• SOURCE MATERIAL:

--- START ---

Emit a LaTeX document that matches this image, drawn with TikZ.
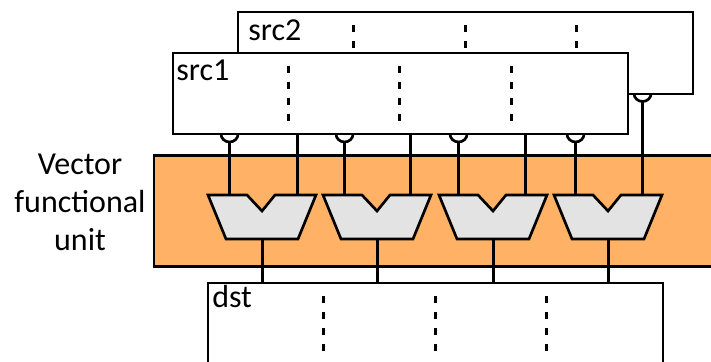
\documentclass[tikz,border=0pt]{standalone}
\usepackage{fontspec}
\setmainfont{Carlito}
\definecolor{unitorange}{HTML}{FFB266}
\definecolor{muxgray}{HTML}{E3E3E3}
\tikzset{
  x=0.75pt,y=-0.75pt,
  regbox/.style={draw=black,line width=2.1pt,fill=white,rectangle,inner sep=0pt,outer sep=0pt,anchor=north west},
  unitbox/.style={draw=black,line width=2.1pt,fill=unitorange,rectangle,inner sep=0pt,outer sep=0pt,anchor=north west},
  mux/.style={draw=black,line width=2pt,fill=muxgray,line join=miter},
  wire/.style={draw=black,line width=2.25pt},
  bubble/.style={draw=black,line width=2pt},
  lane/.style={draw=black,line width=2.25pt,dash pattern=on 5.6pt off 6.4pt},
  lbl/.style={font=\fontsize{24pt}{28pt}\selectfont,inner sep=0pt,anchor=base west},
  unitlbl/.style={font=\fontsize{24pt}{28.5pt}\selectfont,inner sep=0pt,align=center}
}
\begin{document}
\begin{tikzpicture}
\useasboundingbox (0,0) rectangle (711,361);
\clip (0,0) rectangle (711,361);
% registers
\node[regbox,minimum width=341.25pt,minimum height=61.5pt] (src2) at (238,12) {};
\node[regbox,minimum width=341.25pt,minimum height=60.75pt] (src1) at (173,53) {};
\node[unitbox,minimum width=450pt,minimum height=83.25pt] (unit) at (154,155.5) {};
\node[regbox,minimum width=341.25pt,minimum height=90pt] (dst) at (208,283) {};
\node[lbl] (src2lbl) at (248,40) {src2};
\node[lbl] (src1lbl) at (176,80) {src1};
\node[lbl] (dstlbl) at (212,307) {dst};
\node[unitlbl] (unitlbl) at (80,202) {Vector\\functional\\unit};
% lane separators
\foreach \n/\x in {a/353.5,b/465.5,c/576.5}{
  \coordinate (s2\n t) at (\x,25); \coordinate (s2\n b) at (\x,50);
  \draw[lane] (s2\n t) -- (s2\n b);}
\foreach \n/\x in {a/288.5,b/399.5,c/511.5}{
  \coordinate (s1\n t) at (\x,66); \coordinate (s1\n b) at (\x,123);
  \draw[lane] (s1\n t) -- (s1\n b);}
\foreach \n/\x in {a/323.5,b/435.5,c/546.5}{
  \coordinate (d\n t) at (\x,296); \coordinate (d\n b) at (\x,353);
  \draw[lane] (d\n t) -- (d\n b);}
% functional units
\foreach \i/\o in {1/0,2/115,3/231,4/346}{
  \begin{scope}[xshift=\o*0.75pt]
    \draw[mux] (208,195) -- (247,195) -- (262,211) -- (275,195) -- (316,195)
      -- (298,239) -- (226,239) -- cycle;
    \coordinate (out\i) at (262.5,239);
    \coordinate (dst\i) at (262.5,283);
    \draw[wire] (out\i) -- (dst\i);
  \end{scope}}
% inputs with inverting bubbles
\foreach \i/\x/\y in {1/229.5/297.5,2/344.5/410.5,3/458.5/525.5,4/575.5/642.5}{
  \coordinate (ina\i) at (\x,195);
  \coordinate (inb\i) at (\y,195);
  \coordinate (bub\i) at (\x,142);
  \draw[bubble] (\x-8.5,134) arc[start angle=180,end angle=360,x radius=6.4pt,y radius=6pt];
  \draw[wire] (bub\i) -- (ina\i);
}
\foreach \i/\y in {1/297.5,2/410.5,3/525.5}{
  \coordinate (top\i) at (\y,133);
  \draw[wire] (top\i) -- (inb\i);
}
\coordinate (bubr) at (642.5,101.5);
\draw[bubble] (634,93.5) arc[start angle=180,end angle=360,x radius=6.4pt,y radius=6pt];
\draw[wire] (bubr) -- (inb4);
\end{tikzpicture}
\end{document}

--- END ---

• SHORT PROBLEM:
Repeat the listing in full and exactly. Do not include any images.

• THE OUTPUT:
Emit a LaTeX document that matches this image, drawn with TikZ.
\documentclass[tikz,border=0pt]{standalone}
\usepackage{fontspec}
\setmainfont{Carlito}
\definecolor{unitorange}{HTML}{FFB266}
\definecolor{muxgray}{HTML}{E3E3E3}
\tikzset{
  x=0.75pt,y=-0.75pt,
  regbox/.style={draw=black,line width=2.1pt,fill=white,rectangle,inner sep=0pt,outer sep=0pt,anchor=north west},
  unitbox/.style={draw=black,line width=2.1pt,fill=unitorange,rectangle,inner sep=0pt,outer sep=0pt,anchor=north west},
  mux/.style={draw=black,line width=2pt,fill=muxgray,line join=miter},
  wire/.style={draw=black,line width=2.25pt},
  bubble/.style={draw=black,line width=2pt},
  lane/.style={draw=black,line width=2.25pt,dash pattern=on 5.6pt off 6.4pt},
  lbl/.style={font=\fontsize{24pt}{28pt}\selectfont,inner sep=0pt,anchor=base west},
  unitlbl/.style={font=\fontsize{24pt}{28.5pt}\selectfont,inner sep=0pt,align=center}
}
\begin{document}
\begin{tikzpicture}
\useasboundingbox (0,0) rectangle (711,361);
\clip (0,0) rectangle (711,361);
% registers
\node[regbox,minimum width=341.25pt,minimum height=61.5pt] (src2) at (238,12) {};
\node[regbox,minimum width=341.25pt,minimum height=60.75pt] (src1) at (173,53) {};
\node[unitbox,minimum width=450pt,minimum height=83.25pt] (unit) at (154,155.5) {};
\node[regbox,minimum width=341.25pt,minimum height=90pt] (dst) at (208,283) {};
\node[lbl] (src2lbl) at (248,40) {src2};
\node[lbl] (src1lbl) at (176,80) {src1};
\node[lbl] (dstlbl) at (212,307) {dst};
\node[unitlbl] (unitlbl) at (80,202) {Vector\\functional\\unit};
% lane separators
\foreach \n/\x in {a/353.5,b/465.5,c/576.5}{
  \coordinate (s2\n t) at (\x,25); \coordinate (s2\n b) at (\x,50);
  \draw[lane] (s2\n t) -- (s2\n b);}
\foreach \n/\x in {a/288.5,b/399.5,c/511.5}{
  \coordinate (s1\n t) at (\x,66); \coordinate (s1\n b) at (\x,123);
  \draw[lane] (s1\n t) -- (s1\n b);}
\foreach \n/\x in {a/323.5,b/435.5,c/546.5}{
  \coordinate (d\n t) at (\x,296); \coordinate (d\n b) at (\x,353);
  \draw[lane] (d\n t) -- (d\n b);}
% functional units
\foreach \i/\o in {1/0,2/115,3/231,4/346}{
  \begin{scope}[xshift=\o*0.75pt]
    \draw[mux] (208,195) -- (247,195) -- (262,211) -- (275,195) -- (316,195)
      -- (298,239) -- (226,239) -- cycle;
    \coordinate (out\i) at (262.5,239);
    \coordinate (dst\i) at (262.5,283);
    \draw[wire] (out\i) -- (dst\i);
  \end{scope}}
% inputs with inverting bubbles
\foreach \i/\x/\y in {1/229.5/297.5,2/344.5/410.5,3/458.5/525.5,4/575.5/642.5}{
  \coordinate (ina\i) at (\x,195);
  \coordinate (inb\i) at (\y,195);
  \coordinate (bub\i) at (\x,142);
  \draw[bubble] (\x-8.5,134) arc[start angle=180,end angle=360,x radius=6.4pt,y radius=6pt];
  \draw[wire] (bub\i) -- (ina\i);
}
\foreach \i/\y in {1/297.5,2/410.5,3/525.5}{
  \coordinate (top\i) at (\y,133);
  \draw[wire] (top\i) -- (inb\i);
}
\coordinate (bubr) at (642.5,101.5);
\draw[bubble] (634,93.5) arc[start angle=180,end angle=360,x radius=6.4pt,y radius=6pt];
\draw[wire] (bubr) -- (inb4);
\end{tikzpicture}
\end{document}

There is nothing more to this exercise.